27th March 2017

West Side Story

Mr Jeffrey

West Side Story

It has been more than a year since we decided to tackle West Side Story, with Dance teacher, Mr Selby, having called for this choice for even longer! Whilst we were still in rehearsals for the bloodthirsty ‘Macbeth’, we were mailing and phoning to New York at the start of a journey to produce, what I believe is, the greatest musical ever written. 

Behind the scenes there has already been a buzz of work as the Finance, Admin and Communications departments have hustled and bustled to make the audience’s experience as well organised and entertaining as possible, even before the last one was finished! 

We began by seeking to purchase the rights to produce West Side Story and arrange the hire of scripts and scores. Despite being a school production, the writers and original producers of the show still get their fair share of the profits and bill for permission to use their work. Some may feel this fee is unfair, but this is the way that creative workers get their cut of the spoils of their labour. 

The budgeting of the show is a time to argue for big ideas, compromise when those dreams aim too high and to have the annual debate about ticket prices. Costs involved include hire and purchase of seating, lighting, sound equipment, costume, props, set and materials for added scenery.

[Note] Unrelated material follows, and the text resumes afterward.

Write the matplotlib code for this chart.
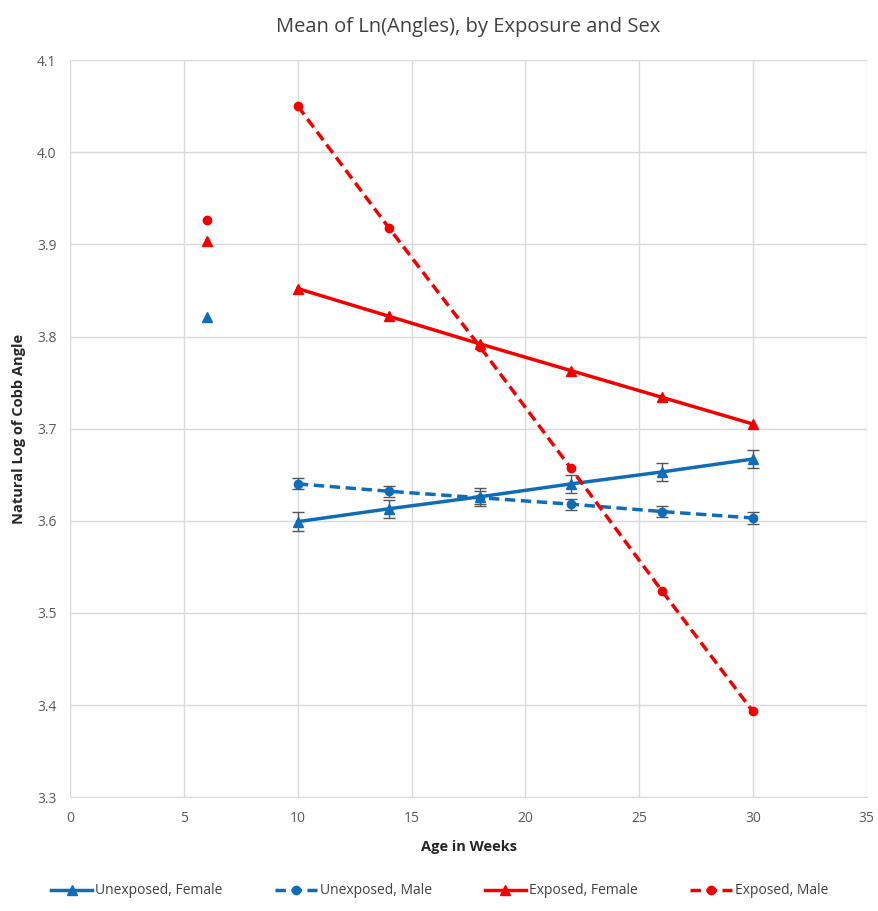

The bills are high but so is the quality of the shows we produce and this year we were thrilled to receive sponsorship from Morfitt Smith Estate Agents to help us cover the costs of some of the big ticket items.

We always want our shows to look and sound as professional as possible and for our performers and technicians to experience a professional atmosphere in the rehearsal room and in the performance space. Performing Arts Technician, Chris Hanlon, coordinates a brilliant network of students and staff, who meet weekly throughout the year to support all of our performance work. As our talented performers sweat through rehearsals, there is always a ‘techie’ or two making notes in the corner of the room. 

The audience may not notice the work of dozens of people in the preparation of the play, but they would certainly notice if the work had not been put in. It is a privilege to be part of the High Storrs artistic community.